You can’t detour around the numbers — America is facing a significant truck driver shortage. Worries about future shipping capacity have driven beyond the desks of industry analysts and into the minds of logistics managers everywhere.
Most large companies rely on the shipping industry to stock their shelves and deliver their products to customers’ doorsteps, and they’re afraid they’ll face a lack of capacity as demand greatly outweighs driver availability.
Without enough reliable drivers to move their materials, business stand to lose significant revenue and market share. The businesses that have access to reliable fleets or who build fleets internally will maintain the greatest capacity security.
Truck driver shortage: The major causes
One of the only good things about the commercial truck driver shortage is that the industry can clearly see it coming down the road. For nearly five years, the American Trucking Association has been tracking the causes and rates of a growing driver shortage. The industry organization said the gap eased slightly in 2016 before ramping back up to historic levels.
Driver attrition could be the most immediate and impactful challenge for the future of the U.S. commercial drivers pool.

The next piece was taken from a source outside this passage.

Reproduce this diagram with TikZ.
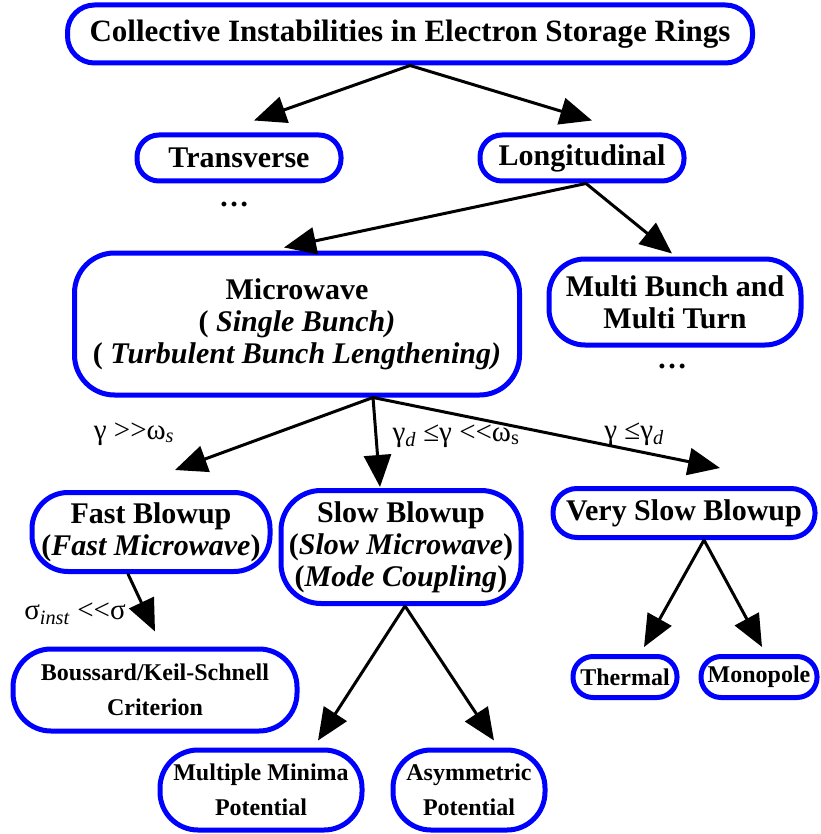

Many drivers who got their commercial driver’s licenses 40 years ago are retiring, without sufficient workers to replace them.
The average age of drivers in the over-the-road truckload industry is 49, compared to 42 for the average American worker.
In the late 1970s and 1980s, a full-time job driving a tractor trailer presented a solid career proposition for mostly young men who weren’t interested in going to college. As attitudes about blue collar work changed in the late 1980s and 1990s, more young people chose to pursue college degrees rather than take driving jobs.
This change created a gap in the truck driver workforce, one the industry is desperately trying to close. However, they find the demands of a career in long-haul trucking are a tough sell to today’s young workers.
Commercial drivers spend days away from home and family; they face dangers on the roadway and potential health problems caused by their work and environment. The industry also faces competition from warehouse jobs which, though they demand long hours and physical work, allow employees to go home every night.
Low driver pay also fails to attract many qualified new workers. In 2017, the last year for which data is available, the average salary for a driver was $44,500. That wage is up more than 10% since 2012, but it still lags the annual U.S. wage for all occupations by about $6,000.
Trucking shortage: Other pressures
Historically narrow recruitment: For generations, the commercial trucking industry advertised to attract mostly Caucasian men as drivers. This practice created a culture that has dissuaded interest from women and people of color, two important demographics for employers who want to attract blue-collar workers.
Racial demographics have been shifting, however, with minority drivers making up about 38% of the total workforce, up from 26% in 2001. It was recently reported that Indian-American Sikhs are now filling driver shortages in western U.S. states.
Last-mile logistics: Another pressure on the lack of truckers in the United States stems from the same phenomenon that’s challenging nearly every aspect of the retail business — quick turnaround shipping. The demand for Amazon-style overnight and two-day shipping now pervades the market, with no sign of slowing.
Consumers’ time demands in shipping have made last-mile logistics the most relevant concern for retail companies, exacerbating their fears over trucking shortages. A hyper-focus on last-mile logistics demands larger fleets with more experienced drivers.
To address their concerns about truck drivers abusing opioids or other drugs, many companies have turned to hair follicle drug testing for a more reliable — but more disqualifying — method of securing their fleets.
Truck driver shortage: Working on the problem
Now that stakeholders see the challenges that lie ahead, trucking companies, industry groups, government advocates and educational institutions are devising plans to shore up trucking fleets. They’re looking for ways to develop and recruit new drivers, and offer benefits that keep them behind the wheel.
To attract younger workers, some companies are rethinking the way they pay new drivers. Walmart is hiring hundreds of drivers in anticipation of the upcoming shortage, offering starting salaries of nearly $90,000, far above the national average. Their compensation system incorporates payment on both a per-mile basis and also per delivery.
Other companies offer generous signing bonuses to new drivers, though some doubt the quality of these offerings. They tend to lure in new employees with promises of a large cash payout that is often contingent on time or performance.
Some are calling for a complete overhaul of trucker compensation, with a normal salary based on hours worked, not miles covered or deliveries made.
Enrollment may be trending up at trucking schools, as they advertise to prospective students about the opportunities available in the industry.
To bolster the number of available truck drivers in the U.S. employment pool, some industry groups and lawmakers are pushing for a bill that would allow CDL drivers as young as 18 to drive across state lines routes. Current law prohibits CDS drivers who are 20 or younger to complete interstate hauls. Removing this age restriction could mean thousands of new drivers flooding into the workforce.